Allergens: Contains Dairy (butter), Gluten (pasta), Eggs (egg noodles).
Ingredients
- 1 lb pasta (egg noodles are classic, any shape works)
- 3 tablespoons butter
- 1 can (15 oz) peas or corn, drained
Optional Extras
- Salt and pepper
- Garlic powder
- Parmesan cheese if available
- Canned chicken stirred in for protein
- Cream of mushroom soup stirred in for a creamy version
Equipment
- Large pot
- Colander or strainer
- Stirring spoon
Instructions
- Bring a large pot of water to a boil. Cook the pasta according to the package directions. Drain.
- Return the pasta to the pot over low heat.
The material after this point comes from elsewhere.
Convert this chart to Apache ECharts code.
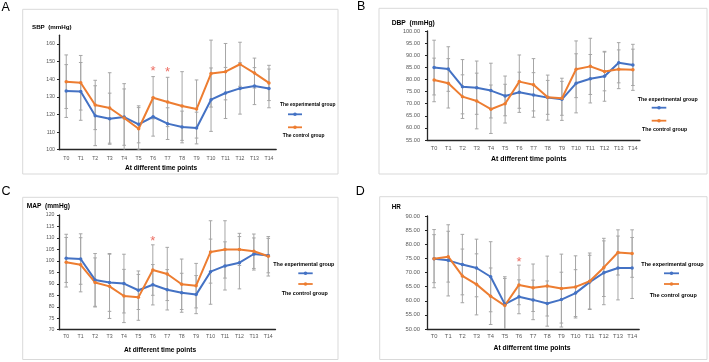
<!DOCTYPE html>
<html><head><meta charset="utf-8">
<script src="https://cdn.jsdelivr.net/npm/echarts@6/dist/echarts.min.js"></script>
<style>html,body{margin:0;padding:0;background:#fff}#c{width:709px;height:362px}</style>
</head><body><div id="c"></div>
<script>
const categories = ['T0','T1','T2','T3','T4','T5','T6','T7','T8','T9','T10','T11','T12','T13','T14'];
const seriesNames = ['The experimental group','The control group'];

const sbpExp   = [133.3,133.1,119.3,117.6,118.5,114.4,118.7,114.8,112.9,112.3,128.4,132.2,134.8,136.1,134.8];
const sbpCtl   = [138.6,138.0,125.4,123.7,118.0,111.9,129.5,127.1,124.8,123.1,143.2,144.3,148.5,143.5,137.9];
const sbpExpSD = [15.0,16.4,17.0,14.5,16.0,10.5,11.0,9.0,9.0,9.0,18.0,14.5,14.6,10.5,11.0];
const sbpCtlSD = [15.2,15.5,14.0,20.0,19.5,12.0,12.0,14.0,19.5,16.5,19.0,16.0,12.5,8.5,10.0];
const sbpStars = [['T6',146.2],['T7',145.5]];
const sbpTicks = [100,110,120,130,140,150,160];

const dbpExp   = [84.9,84.3,77.0,76.6,75.4,73.2,74.7,73.6,72.5,71.8,78.4,80.3,81.3,86.9,86.0];
const dbpCtl   = [79.8,78.4,72.9,71.1,67.7,70.0,79.1,77.8,72.6,72.2,84.2,85.4,83.3,84.2,84.0];
const dbpExpSD = [11.3,9.2,11.2,11.0,11.3,8.2,8.3,9.2,9.3,8.7,12.2,10.0,10.3,8.3,8.5];
const dbpCtlSD = [9.0,10.2,9.0,11.5,10.0,8.0,11.0,10.8,7.0,7.0,11.7,11.6,8.0,8.0,8.5];
const dbpStars = [];
const dbpTicks = [55,60,65,70,75,80,85,90,95,100];

const mapExp   = [101.1,100.8,91.7,90.6,90.1,87.2,89.6,87.4,86.1,85.3,95.3,97.8,99.2,103.0,102.3];
const mapCtl   = [99.4,98.3,90.6,88.9,84.7,84.1,96.0,94.3,89.8,89.2,103.9,105.0,105.0,104.2,102.0];
const mapExpSD = [10.5,11.0,11.5,12.6,12.8,8.4,8.8,8.8,8.5,8.3,14.2,10.5,11.4,7.0,7.5];
const mapCtlSD = [10.8,11.8,10.7,14.0,11.6,10.0,11.0,11.6,11.0,9.7,13.6,12.5,7.0,7.5,8.6];
const mapStars = [['T6',110.0]];
const mapTicks = [70,75,80,85,90,95,100,105,110,115,120];

const hrExp    = [74.9,74.3,72.8,71.6,68.5,58.8,61.4,60.3,59.0,60.4,62.7,66.6,69.9,71.6,71.6];
const hrCtl    = [74.9,75.6,68.8,65.8,61.6,58.3,65.6,64.6,65.2,64.3,64.9,66.9,71.8,77.1,76.7];
const hrExpSD  = [10.3,12.6,10.7,10.2,12.4,9.7,6.0,7.0,8.0,9.7,8.3,9.5,11.3,11.3,10.8];
const hrCtlSD  = [8.5,9.0,9.5,10.8,10.0,9.6,7.0,8.4,10.6,12.2,11.0,10.0,10.3,8.0,8.4];
const hrStars  = [['T6',74.8]];
const hrTicks  = [50,55,60,65,70,75,80,85,90];

const FONT = '"Liberation Sans", Arial, sans-serif';
const BLUE = '#4472C4', ORANGE = '#ED7D31', GRAY = '#A6A6A6';

const panels = [
  {letter:'A', lp:[1.5,7.5], box:[22.7,9.3,315.3,164.7], grid:{left:59,top:35.2,width:217.2,height:114.5},
   min:100, max:165, ticks:sbpTicks, dec:0, tickFs:5.2, yLm:4,
   exp:sbpExp, ctl:sbpCtl, expSD:sbpExpSD, ctlSD:sbpCtlSD, stars:sbpStars,
   yTitle:'SBP  (mmHg)', yt:[32,27], ytFs:6.2, xTitle:'At different time points', xt:[161,168.3], xtFs:6.6, xLm:6,
   lg:{t1:[280,105], l1:[288,302,114.3], l2:[288,302,127.3], t2:[282.7,136], fs:4.9}},
  {letter:'B', lp:[357,6.3], box:[379,8.3,328,165.7], grid:{left:427,top:31,width:213,height:109},
   min:55, max:100, ticks:dbpTicks, dec:2, tickFs:5.6, yLm:7,
   exp:dbpExp, ctl:dbpCtl, expSD:dbpExpSD, ctlSD:dbpCtlSD, stars:dbpStars,
   yTitle:'DBP  (mmHg)', yt:[391.7,22.7], ytFs:6.7, xTitle:'At different time points', xt:[528.8,159.3], xtFs:6.9, xLm:5.5,
   lg:{t1:[637.7,99.3], l1:[651.7,666.3,107.7], l2:[651.7,666.3,120.7], t2:[642,130], fs:5.3}},
  {letter:'C', lp:[1.5,191.3], box:[22.7,197.3,315.3,162.2], grid:{left:59,top:215,width:216.5,height:114.7},
   min:70, max:120, ticks:mapTicks, dec:0, tickFs:5.2, yLm:4.5,
   exp:mapExp, ctl:mapCtl, expSD:mapExpSD, ctlSD:mapCtlSD, stars:mapStars,
   yTitle:'MAP  (mmHg)', yt:[26.7,205.7], ytFs:6.6, xTitle:'At different time points', xt:[160,350], xtFs:6.6, xLm:4.5,
   lg:{t1:[273.3,265], l1:[298.3,312.7,273.3], l2:[298.3,312.7,284], t2:[281.7,294], fs:5.4}},
  {letter:'D', lp:[355.7,191.3], box:[379.7,196.7,327.3,162.8], grid:{left:427,top:216,width:212.2,height:113},
   min:50, max:90, ticks:hrTicks, dec:2, tickFs:5.8, yLm:7,
   exp:hrExp, ctl:hrCtl, expSD:hrExpSD, ctlSD:hrCtlSD, stars:hrStars,
   yTitle:'HR', yt:[391.7,207.7], ytFs:6.3, xTitle:'At differrent time points', xt:[532,348.3], xtFs:6.8, xLm:4.5,
   lg:{t1:[641.3,264], l1:[664,679,273.3], l2:[664,679,284], t2:[649.7,295.7], fs:5.5}}
];

function errRender(params, api) {
  const x = api.value(0), m = api.value(1), s = api.value(2);
  const top = api.coord([x, m + s]), bot = api.coord([x, m - s]);
  const hw = 1.8, st = {stroke: GRAY, lineWidth: 1};
  return {type:'group', children:[
    {type:'line', shape:{x1:top[0], y1:top[1], x2:bot[0], y2:bot[1]}, style:st},
    {type:'line', shape:{x1:top[0]-hw, y1:top[1], x2:top[0]+hw, y2:top[1]}, style:st},
    {type:'line', shape:{x1:bot[0]-hw, y1:bot[1], x2:bot[0]+hw, y2:bot[1]}, style:st}
  ]};
}

const grid = [], xAxis = [], yAxis = [], series = [], graphic = [];
panels.forEach((p, i) => {
  grid.push(Object.assign({containLabel:false}, p.grid));
  xAxis.push({type:'category', gridIndex:i, data:categories, boundaryGap:true,
    axisLine:{lineStyle:{color:'#262626', width:1.3}}, axisTick:{show:false},
    axisLabel:{fontSize:p.tickFs, color:'#595959', fontFamily:FONT, margin:p.xLm, interval:0}});
  yAxis.push({type:'value', gridIndex:i, min:p.min, max:p.max,
    splitLine:{show:false},
    axisLine:{show:true, lineStyle:{color:'#262626', width:1.3}},
    axisTick:{show:true, length:2, customValues:p.ticks, lineStyle:{color:'#262626'}},
    axisLabel:{fontSize:p.tickFs, color:'#595959', fontFamily:FONT, margin:p.yLm, customValues:p.ticks,
      formatter: v => Number(v).toFixed(p.dec)}});
  const mkErr = (m, s) => m.map((v, k) => [k, v, s[k]]);
  series.push({type:'custom', xAxisIndex:i, yAxisIndex:i, renderItem:errRender, clip:true, z:1,
    data:mkErr(p.exp, p.expSD), silent:true});
  series.push({type:'custom', xAxisIndex:i, yAxisIndex:i, renderItem:errRender, clip:true, z:1,
    data:mkErr(p.ctl, p.ctlSD), silent:true});
  series.push({name:seriesNames[0], type:'line', xAxisIndex:i, yAxisIndex:i, data:p.exp, z:3,
    symbol:'circle', symbolSize:3.5, lineStyle:{color:BLUE, width:2}, itemStyle:{color:BLUE}});
  series.push({name:seriesNames[1], type:'line', xAxisIndex:i, yAxisIndex:i, data:p.ctl, z:3,
    symbol:'circle', symbolSize:3.5, lineStyle:{color:ORANGE, width:2}, itemStyle:{color:ORANGE}});
  if (p.stars.length) series.push({type:'scatter', xAxisIndex:i, yAxisIndex:i, data:p.stars, symbolSize:0.01, z:4,
    label:{show:true, position:'inside', formatter:'*', color:'#E8483B', fontSize:13, fontFamily:FONT, offset:[0,3]}});

  graphic.push({type:'rect', shape:{x:p.box[0], y:p.box[1], width:p.box[2], height:p.box[3]},
    style:{fill:null, stroke:'#D9D9D9', lineWidth:1}, z:0});
  graphic.push({type:'text', x:p.lp[0], y:p.lp[1], style:{text:p.letter, font:'12.5px '+FONT, fill:'#000', verticalAlign:'middle'}});
  graphic.push({type:'text', x:p.yt[0], y:p.yt[1], style:{text:p.yTitle, font:'bold '+p.ytFs+'px '+FONT, fill:'#000', verticalAlign:'middle'}});
  graphic.push({type:'text', x:p.xt[0], y:p.xt[1], style:{text:p.xTitle, font:'bold '+p.xtFs+'px '+FONT, fill:'#000', align:'center', verticalAlign:'middle'}});
  const g = p.lg;
  graphic.push({type:'text', x:g.t1[0], y:g.t1[1], style:{text:seriesNames[0], font:'bold '+g.fs+'px '+FONT, fill:'#000', verticalAlign:'middle'}});
  graphic.push({type:'text', x:g.t2[0], y:g.t2[1], style:{text:seriesNames[1], font:'bold '+g.fs+'px '+FONT, fill:'#000', verticalAlign:'middle'}});
  [[g.l1, BLUE], [g.l2, ORANGE]].forEach(([l, c]) => {
    graphic.push({type:'line', shape:{x1:l[0], y1:l[2], x2:l[1], y2:l[2]}, style:{stroke:c, lineWidth:1.8}});
    graphic.push({type:'circle', shape:{cx:(l[0]+l[1])/2, cy:l[2], r:1.8}, style:{fill:c}});
  });
});

const chart = echarts.init(document.getElementById('c'), null, {renderer:'canvas'});
chart.setOption({animation:false, backgroundColor:'#fff', grid, xAxis, yAxis, series, graphic});
</script></body></html>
Add the butter and stir until it melts and coats the noodles.
- Stir in the drained peas or corn.
- Season with salt, pepper, and garlic powder if you have them. Serve warm.
Notes
- Add cream of mushroom soup for an easy stroganoff-style dish. Stir in one can (undiluted) with the butter.
- Protein additions: Canned chicken, tuna, ground beef, or a fried egg on top.
- Kids love this. It's mild, familiar, and easy to eat.
- Leftover noodles: Reheat with a splash of water and a little extra butter.
- Dairy-free? Use vegetable oil instead of butter. Add a pinch of salt.